Mayhem In The Museum, Or Museum Etiquette In The Digital Age

The theme of this week’s readings was a discussion of how the online exhibit is coming to replace the traditional museum experience. In Art in America, the authors specifically noted how many of their peers willingly avoided exhibits because they felt they got all they needed, just from the pictures online. I appreciated how the Met, as mentioned in the Times article, used their online presence to give visitors a behind the scenes look at the museum’s new artworks, like showing the piece being unwrapped upon arrival. I believe that things like this are the best way to ensure that the tangible museum remains relevant: giving some of the picture but not all of it to entice viewers to visit, unlike the institutions which show all of their collection in an online database.

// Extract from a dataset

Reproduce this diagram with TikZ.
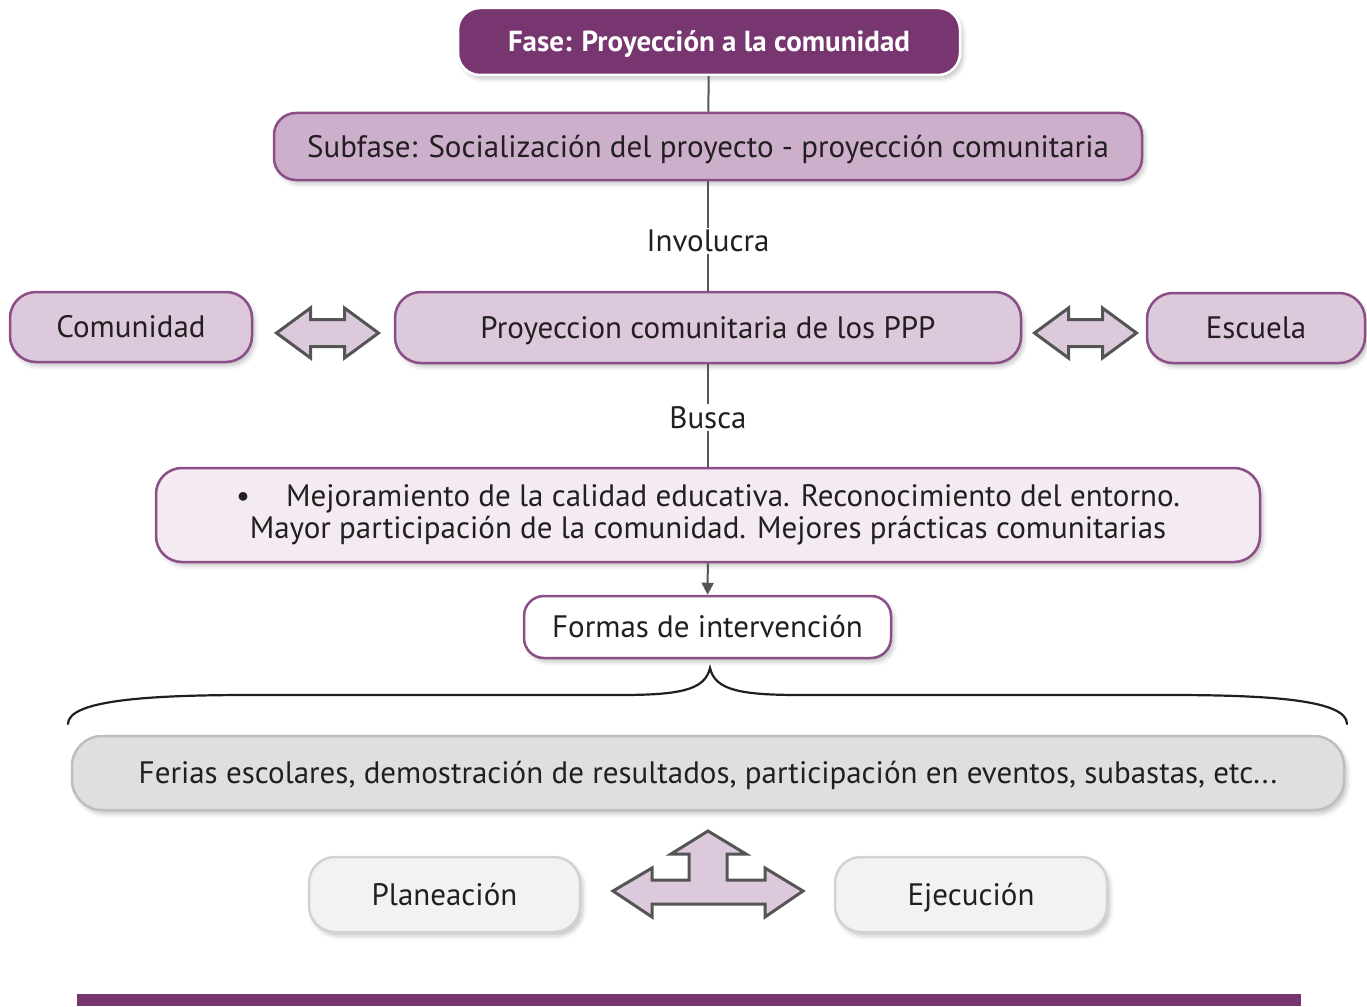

This made me wonder about the benefit of being able to take pictures in museums at all. In the Art in America piece, the authors mentioned Domino’s Sugar Baby, an anatomically accurate and enormous nude woman/ sphinx Karen Walker made of Domino’s sugar. I remember at the time of the exhibit SO MANY people were taking pictures to make it look like they were doing inappropriate things with the sculpture. Here are some examples:

sugar baby
Photo via bustle.com
NEW YORK, NY - MAY 10:  People view Kara Walker's "A Subtlety," a seventy-five and a half feet long and thirty-five and a half feet tall sphinx made in part of bleached sugar at the former Domino Sugar Refinery on May 10, 2014 in the Williamsburg neighborhood of the Brooklyn borough of New York City. The show opened today, is free to the public and will run until July 6th.  (Photo by Andrew Burton/Getty Images)
NEW YORK, NY – MAY 10: People view Kara Walker’s “A Subtlety,” a seventy-five and a half feet long and thirty-five and a half feet tall sphinx made in part of bleached sugar at the former Domino Sugar Refinery on May 10, 2014 in the Williamsburg neighborhood of the Brooklyn borough of New York City. The show opened today, is free to the public and will run until July 6th. (Photo by Andrew Burton/Getty Images)

We have become desensitized to blatantly disrespectful behavior in public for the sake of online virility, and users may err on the side of trivializing artwork to make it social media friendly. The respectful, quiet behavior that was expected in the museum setting is no longer a social norm. I believe the only way to solve this may be to forbid people from taking pictures in the museum altogether.

One thought on “Mayhem In The Museum, Or Museum Etiquette In The Digital Age”

  1. I agree, those photos are really upsetting. I wonder, though, if quiet, respectful behavior was ever the norm in museums. I seem to recall plenty of shushing on childhood field trips to museums, and we didn’t have cell phones! Perhaps this conflict over appropriate behavior is as old as the museum itself.